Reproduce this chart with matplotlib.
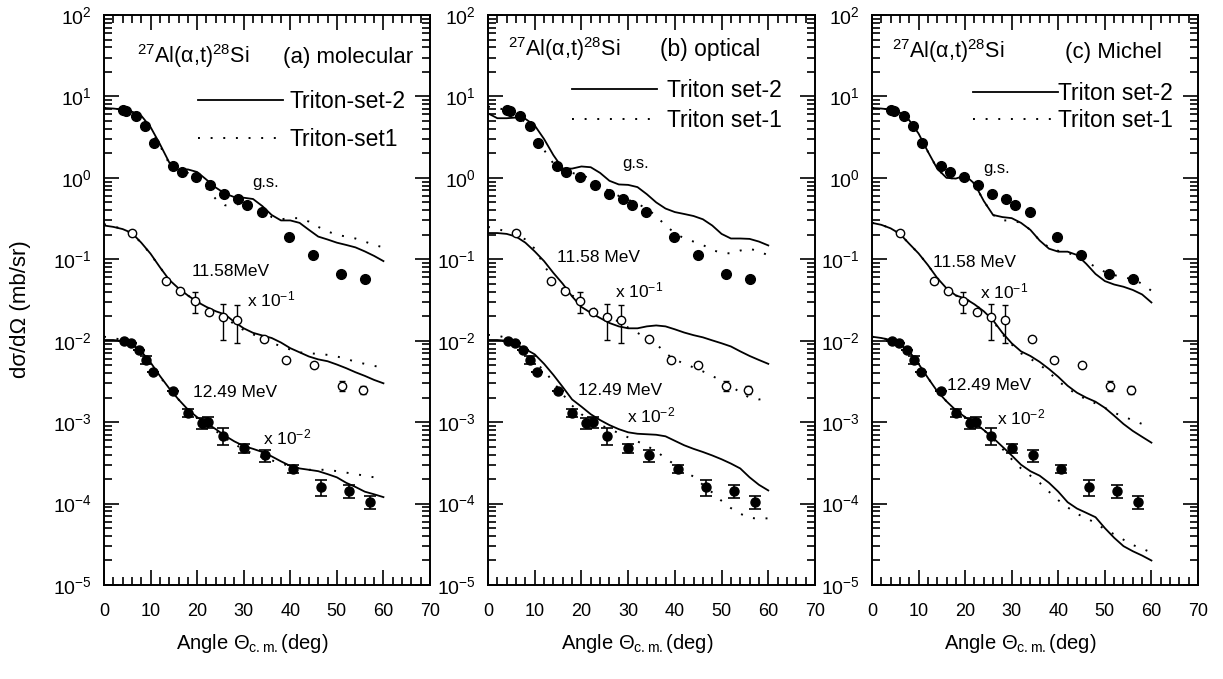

==

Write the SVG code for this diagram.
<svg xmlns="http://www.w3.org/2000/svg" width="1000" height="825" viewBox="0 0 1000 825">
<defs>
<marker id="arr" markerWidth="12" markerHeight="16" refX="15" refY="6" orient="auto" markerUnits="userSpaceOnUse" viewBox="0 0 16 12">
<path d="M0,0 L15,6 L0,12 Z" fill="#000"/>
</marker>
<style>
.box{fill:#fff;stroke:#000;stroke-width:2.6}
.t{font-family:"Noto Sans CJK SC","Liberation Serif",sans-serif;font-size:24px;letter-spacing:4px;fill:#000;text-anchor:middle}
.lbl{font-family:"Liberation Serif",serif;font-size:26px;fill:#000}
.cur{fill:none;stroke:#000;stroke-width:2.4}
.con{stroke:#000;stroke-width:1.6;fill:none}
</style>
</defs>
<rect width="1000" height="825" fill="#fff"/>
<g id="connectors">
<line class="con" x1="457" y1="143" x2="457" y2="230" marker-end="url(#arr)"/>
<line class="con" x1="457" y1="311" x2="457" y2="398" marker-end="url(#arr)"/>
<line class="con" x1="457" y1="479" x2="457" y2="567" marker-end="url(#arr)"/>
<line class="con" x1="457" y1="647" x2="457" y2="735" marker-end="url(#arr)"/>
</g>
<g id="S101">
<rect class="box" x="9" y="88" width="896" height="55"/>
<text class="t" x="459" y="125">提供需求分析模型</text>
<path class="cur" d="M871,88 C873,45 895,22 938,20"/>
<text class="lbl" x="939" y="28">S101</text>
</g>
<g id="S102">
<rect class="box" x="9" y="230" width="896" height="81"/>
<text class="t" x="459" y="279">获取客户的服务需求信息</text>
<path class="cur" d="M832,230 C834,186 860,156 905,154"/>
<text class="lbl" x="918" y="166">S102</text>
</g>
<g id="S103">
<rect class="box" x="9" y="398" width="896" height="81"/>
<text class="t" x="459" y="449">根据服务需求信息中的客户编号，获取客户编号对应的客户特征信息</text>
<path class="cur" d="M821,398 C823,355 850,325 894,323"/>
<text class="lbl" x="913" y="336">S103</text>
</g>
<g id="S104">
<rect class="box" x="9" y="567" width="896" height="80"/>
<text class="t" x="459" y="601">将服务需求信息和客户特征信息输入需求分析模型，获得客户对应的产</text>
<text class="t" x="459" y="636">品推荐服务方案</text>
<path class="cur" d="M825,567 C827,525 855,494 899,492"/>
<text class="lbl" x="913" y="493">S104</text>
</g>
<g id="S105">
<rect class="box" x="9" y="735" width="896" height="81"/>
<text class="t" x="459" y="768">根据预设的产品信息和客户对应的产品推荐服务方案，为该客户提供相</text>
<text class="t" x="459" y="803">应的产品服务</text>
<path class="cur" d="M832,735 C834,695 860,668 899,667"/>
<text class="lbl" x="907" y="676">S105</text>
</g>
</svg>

• [Directions]
Lines containing "this" are to be counted. State the total and add nothing.

• [Full output]
2